Tell Us What Happened, Workshop West Playwrights Theatre. Photo supplied

When their friend Leah (Jameela McNeil), a 17-year-old university student, posts to the group that she’s been sexually assaulted after a drunken party, others report similar experiences … with the same young man. It’s prime Tell Us What Happened FB territory, and the roommates prepare to step up on behalf of the victim, in ways they’ve mandated. But the terrible fracturing discovery that the serial transgressor is Josh (Matt Dejanovic), an amiable pal to all and Charlie’s best friend, puts the group into crisis mode.

For Charlie, torn between the competing calls of social conscience and friendship, it’s a nightmare. Not least because the FB group was her idea and Josh was the stand-up friend who came to her rescue when she herself was sexually brutalized as a young teenager. 

Of Charlie’s two roommates, Zoey (Michelle Diaz), Leah’s cousin, is the fiery enforcer of “group protocol,” who has no inside voice and is one of those rare people who probably shouldn’t give up smoking. She knows no such ambivalence, countenances no nuanced response. When Charlie struggles, Zoey is remorseless. “Good things don’t count if a bad person did them,” she says definitively. When Leah expresses uncertainties about what happened to her, Zoey pushes her through them towards a public interface, on the grounds that “the system must change” and “it’s our time to win.”  

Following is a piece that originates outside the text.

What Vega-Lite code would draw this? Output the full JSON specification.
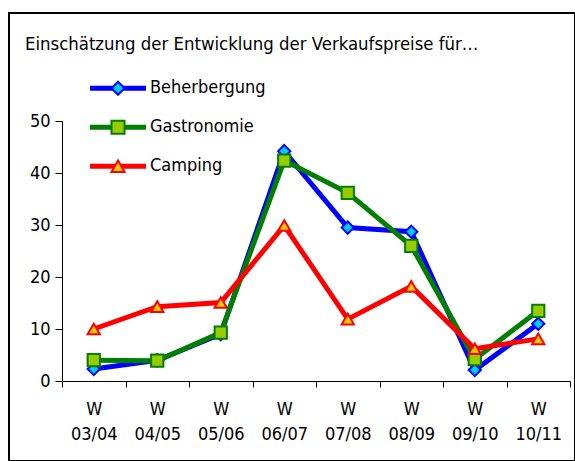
{
  "$schema": "https://vega.github.io/schema/vega-lite/v6.json",
  "autosize": {"type": "none"},
  "padding": {"left": 9, "top": 13, "right": 0, "bottom": 0},
  "width": 566,
  "height": 448,
  "background": "white",
  "title": {
    "text": "Einschätzung der Entwicklung der Verkaufspreise für…",
    "anchor": "start",
    "frame": "group",
    "orient": "top",
    "offset": 0,
    "dx": 16,
    "dy": 55,
    "baseline": "alphabetic",
    "font": "DejaVu Sans Condensed",
    "fontSize": 18.4,
    "fontWeight": "normal",
    "color": "#000000"
  },
  "data": {
    "values": [
      {"Woche": "W 03/04", "Serie": "Beherbergung", "Wert": 2.3},
      {"Woche": "W 04/05", "Serie": "Beherbergung", "Wert": 4.0},
      {"Woche": "W 05/06", "Serie": "Beherbergung", "Wert": 9.0},
      {"Woche": "W 06/07", "Serie": "Beherbergung", "Wert": 44.2},
      {"Woche": "W 07/08", "Serie": "Beherbergung", "Wert": 29.5},
      {"Woche": "W 08/09", "Serie": "Beherbergung", "Wert": 28.7},
      {"Woche": "W 09/10", "Serie": "Beherbergung", "Wert": 2.1},
      {"Woche": "W 10/11", "Serie": "Beherbergung", "Wert": 11.0},
      {"Woche": "W 03/04", "Serie": "Gastronomie", "Wert": 4.0},
      {"Woche": "W 04/05", "Serie": "Gastronomie", "Wert": 3.9},
      {"Woche": "W 05/06", "Serie": "Gastronomie", "Wert": 9.3},
      {"Woche": "W 06/07", "Serie": "Gastronomie", "Wert": 42.4},
      {"Woche": "W 07/08", "Serie": "Gastronomie", "Wert": 36.2},
      {"Woche": "W 08/09", "Serie": "Gastronomie", "Wert": 26.0},
      {"Woche": "W 09/10", "Serie": "Gastronomie", "Wert": 4.2},
      {"Woche": "W 10/11", "Serie": "Gastronomie", "Wert": 13.5},
      {"Woche": "W 03/04", "Serie": "Camping", "Wert": 10.0},
      {"Woche": "W 04/05", "Serie": "Camping", "Wert": 14.3},
      {"Woche": "W 05/06", "Serie": "Camping", "Wert": 15.1},
      {"Woche": "W 06/07", "Serie": "Camping", "Wert": 29.9},
      {"Woche": "W 07/08", "Serie": "Camping", "Wert": 11.9},
      {"Woche": "W 08/09", "Serie": "Camping", "Wert": 18.2},
      {"Woche": "W 09/10", "Serie": "Camping", "Wert": 6.2},
      {"Woche": "W 10/11", "Serie": "Camping", "Wert": 8.1}
    ]
  },
  "encoding": {
    "x": {
      "field": "Woche",
      "type": "ordinal",
      "sort": null,
      "scale": {"type": "band", "range": [53, 561], "paddingInner": 0, "paddingOuter": 0},
      "axis": {
        "orient": "bottom",
        "offset": -80,
        "title": null,
        "labelAngle": 0,
        "tickBand": "extent",
        "tickSize": 6,
        "tickColor": "#000000",
        "domainColor": "#000000",
        "domainWidth": 1,
        "tickWidth": 1,
        "labelExpr": "split(datum.label, ' ')",
        "labelFont": "DejaVu Sans Condensed",
        "labelFontSize": 18,
        "labelLineHeight": 25,
        "labelBaseline": "top",
        "labelPadding": 13,
        "labelColor": "#000000",
        "grid": false
      }
    },
    "y": {
      "field": "Wert",
      "type": "quantitative",
      "scale": {"domain": [0, 50], "range": [368, 108], "nice": false},
      "axis": {
        "orient": "left",
        "offset": -53,
        "title": null,
        "values": [0, 10, 20, 30, 40, 50],
        "tickSize": 7,
        "tickColor": "#000000",
        "domainColor": "#000000",
        "domainWidth": 1,
        "tickWidth": 1,
        "labelFont": "DejaVu Sans Condensed",
        "labelFontSize": 18,
        "labelPadding": 5,
        "labelColor": "#000000",
        "grid": false
      }
    }
  },
  "layer": [
    {
      "mark": {"type": "line", "strokeWidth": 5},
      "encoding": {
        "color": {
          "field": "Serie",
          "type": "nominal",
          "sort": null,
          "scale": {"range": ["#0000FF", "#008000", "#FF0000"]},
          "legend": {
            "orient": "none",
            "legendX": 78.5,
            "legendY": 56,
            "title": null,
            "symbolType": "stroke",
            "symbolSize": 3136,
            "symbolStrokeWidth": 5,
            "clipHeight": 38.5,
            "rowPadding": 0,
            "padding": 0,
            "labelExpr": "''",
            "labelFont": "DejaVu Sans Condensed",
            "labelFontSize": 18
          }
        }
      }
    },
    {
      "mark": {"type": "point", "filled": true, "size": 150, "strokeWidth": 2, "opacity": 1},
      "encoding": {
        "fill": {
          "field": "Serie",
          "type": "nominal",
          "scale": {"domain": ["Beherbergung", "Gastronomie", "Camping"], "range": ["#00CCFF", "#99CC00", "#FFCC00"]},
          "legend": {
            "orient": "none",
            "legendX": 100,
            "legendY": 56,
            "title": null,
            "symbolSize": 170,
            "symbolStrokeWidth": 2,
            "symbolOpacity": 1,
            "clipHeight": 38.5,
            "rowPadding": 0,
            "padding": 0,
            "labelOffset": 23,
            "labelFont": "DejaVu Sans Condensed",
            "labelFontSize": 18,
            "labelColor": "#000000"
          }
        },
        "stroke": {
          "field": "Serie",
          "type": "nominal",
          "scale": {"domain": ["Beherbergung", "Gastronomie", "Camping"], "range": ["#0000FF", "#008000", "#FF0000"]},
          "legend": {
            "orient": "none",
            "legendX": 100,
            "legendY": 56,
            "title": null
          }
        },
        "shape": {
          "field": "Serie",
          "type": "nominal",
          "scale": {"domain": ["Beherbergung", "Gastronomie", "Camping"], "range": ["diamond", "square", "triangle-up"]},
          "legend": {
            "orient": "none",
            "legendX": 100,
            "legendY": 56,
            "title": null
          }
        }
      }
    }
  ],
  "config": {
    "view": {"stroke": "#000000", "strokeWidth": 2, "fill": "white"}
  }
}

Piper (the appealing Gabby Bernard), who has taken refuge from heartbreak in art, is more obliquely involved, there to be enlisted as an ally. As stress is upped, she begins to lose her grip; she’s collateral damage on shaky legs. 

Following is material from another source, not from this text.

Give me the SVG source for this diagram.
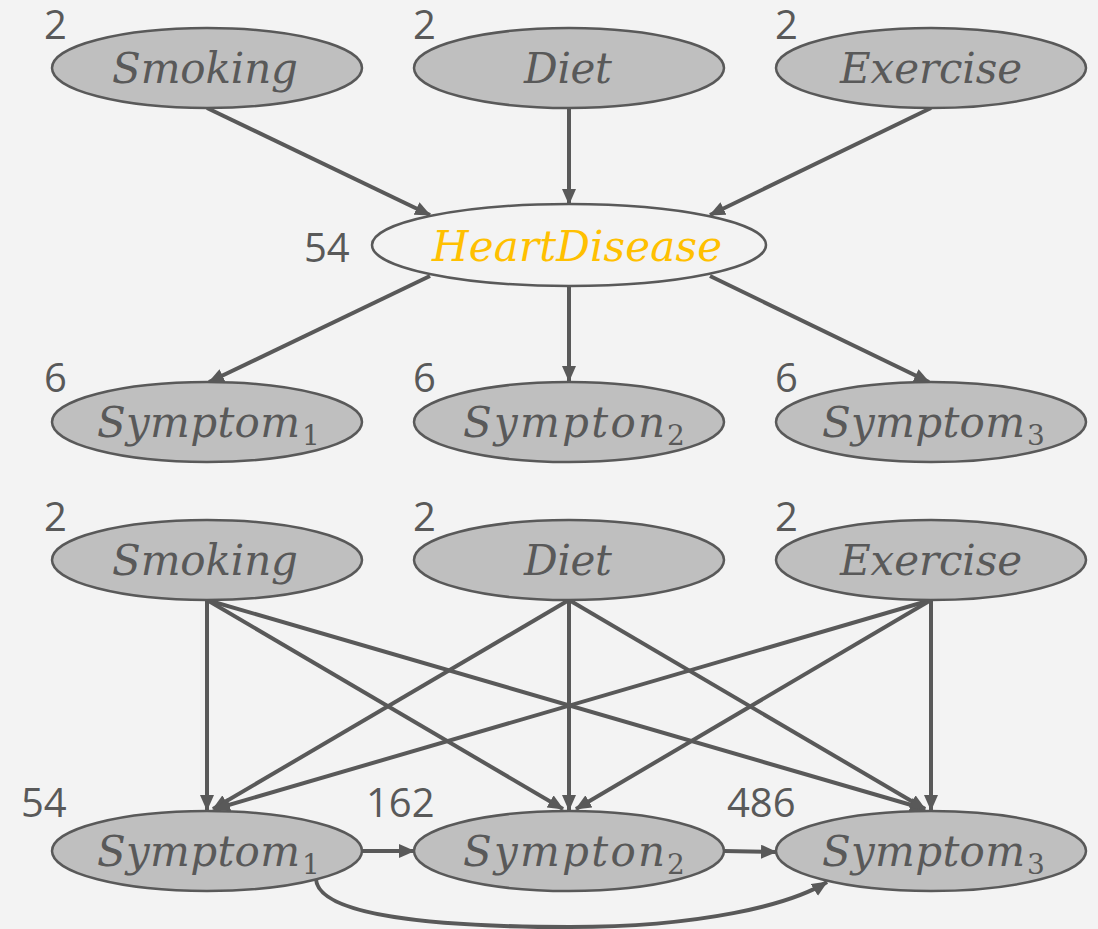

Meanwhile, “a storm of sad emojis” rages through social media, gathering force. And the stress fractures widen, dividing a household and a community of friends, upping the stakes. It’s a tense evening of questions and mounting dread: by the end I found I’d been clutching my reading glasses so hard in one hand I’d bent them out of shape.

In wondering about justice, and what that might mean in the forum of instant judgment where musing can’t happen. Tell Us What Happened does treat Leah seriously. How could it not? As McNeil’s performance conveys, she has been traumatized, changed by the experience of sexual assault. Unusually, though, this is a play that’s not really about the victim. It’s about the consequences of sexual assault on other people, and the pursuit of justice, or even some sort of emotional reckoning, in the time of social media.

It takes time, two intermission-less hours, but seems to need its hammering duration to build to a gut-wrenching finale. In a repertoire of foregone conclusions, this new play is impressively fearless.

REVIEW

Tell Us What Happened

Theatre: Workshop West Playwrights Theatre

Written by: Michelle Robb

Directed by: Heather Inglis

Starring: Gabby Bernard, Matt Dejanovic, Michelle Diaz, Bonnie Ings, Jameela McNeil

Where: The Gateway Theatre, 8429 Gateway Blvd.